Reginald Scot and the Critique of Witchcraft

Reginald Scot (1538-1599) was an English country gentleman who immersed himself in the mid-1500s with the study of “obscure mystical authors.” Reading deeply in alchemy, astrology, numerology, and witchcraft, he attempted to provide an alternative, rational explanation for any supposedly occult phenomena. He also was attacking the Catholic Church for its “superstitions” as well as critiquing the trials of witches. He summed up his studies in The Discoverie of Witchcraft (1584), explaining away much of magic as tricks or illusions. He explored legerdemain, prestidigitation, ventriloquism, and other forms of illusion. He described the contraptions that magicians used to perform their shows, exposing how they provided such illusions as cutting off a man’s head or cutting someone in two.

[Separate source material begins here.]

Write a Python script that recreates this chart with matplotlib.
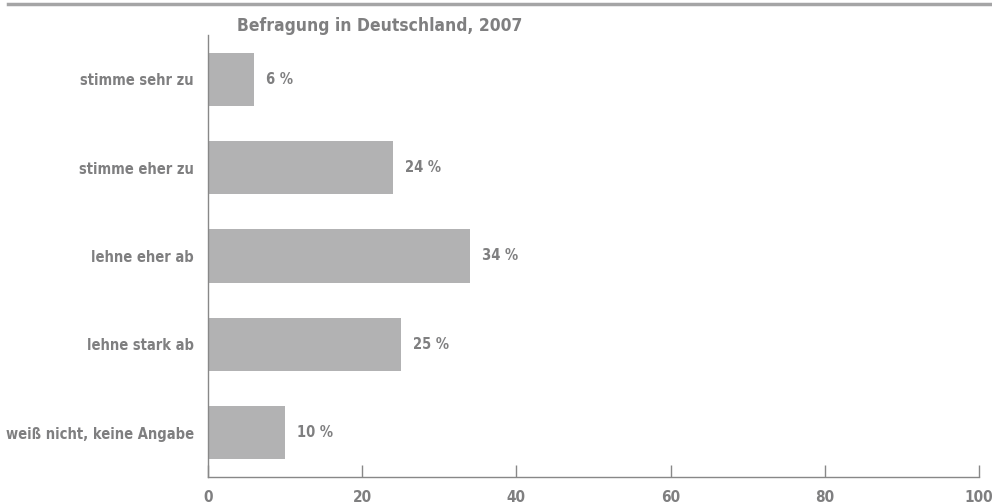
import matplotlib.pyplot as plt
import matplotlib.lines as mlines

categories = ['stimme sehr zu', 'stimme eher zu', 'lehne eher ab',
              'lehne stark ab', 'weiß nicht, keine Angabe']
values = [6, 24, 34, 25, 10]
xticks = [0, 20, 40, 60, 80, 100]
title = 'Befragung in Deutschland, 2007'

txt = '#7f7f80'
bar_col = '#b2b2b3'
plt.rcParams['font.family'] = ['DejaVu Sans']
plt.rcParams['font.stretch'] = 'condensed'
plt.rcParams['font.weight'] = 'bold'

fig = plt.figure(figsize=(9.92, 5.04), dpi=100)
ax = fig.add_axes([208 / 992, 27 / 504, 771 / 992, 442 / 504])

ypos = list(range(len(categories)))
ax.barh(ypos, values, height=0.6, color=bar_col)
for y, v in zip(ypos, values):
    ax.annotate(f'{v} %', (v, y), xytext=(8.5, 0), textcoords='offset points',
                va='center', ha='left', fontsize=10.5, color=txt, fontweight='bold')

ax.set_xlim(0, 100)
ax.set_ylim(len(categories) - 0.5, -0.5)
ax.set_yticks(ypos)
ax.set_yticklabels(categories)
ax.set_xticks(xticks)
ax.tick_params(axis='y', length=0, pad=10, labelsize=10.5, labelcolor=txt)
ax.tick_params(axis='x', direction='in', length=9, width=1, color='#888888',
               pad=9, labelsize=11, labelcolor=txt)
for s in ['top', 'right']:
    ax.spines[s].set_visible(False)
for s in ['left', 'bottom']:
    ax.spines[s].set_color('#888888')
    ax.spines[s].set_linewidth(1)

ax.text(237 / 992, 1 - 26 / 504, title, transform=fig.transFigure,
        fontsize=12.5, color=txt, fontweight='bold', va='center', ha='left')
fig.add_artist(mlines.Line2D([8 / 992, 1], [1 - 4 / 504] * 2,
                             transform=fig.transFigure, color='#a5a5a6', lw=2.5))

fig.savefig('out.png', dpi=100)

As for alchemists, he thought them to be conjurers who had cloaked themselves in authority-granting mystery. Because the practicers of alchemy “would be thought wise, learned, cunning, and their crafts maisters, they have devised words of art, sentences and epithets obscure, and confectious so innumerable (which are also compounded of strange and rare simples) as confound the capacities of them that are either set on worke heerein, or be brought to behold or expect their conclusions.” Scot provided narratives of how various people had been fooled, and other debunkings.

The book offended King James, who was such a supporter of the truth of witchcraft that he published his own rejoinder, Daemonologie (1597), to refute Scot’s views. There is an often repeated claim that the king also ordered copies of Scot’s book to be seized and burned, but this story was a later invention. Scot’s works were frequently reprinted through the 1600s, and became a trove of lore for examples of and arguments against the occult. It is still widely reprinted and available.

Scot is perhaps less known but more widely appreciated for his innovations in the cultivation and use of hops to flavor and preserve beer, published in his A Perfite Platforme of a Hoppe Garden (1574).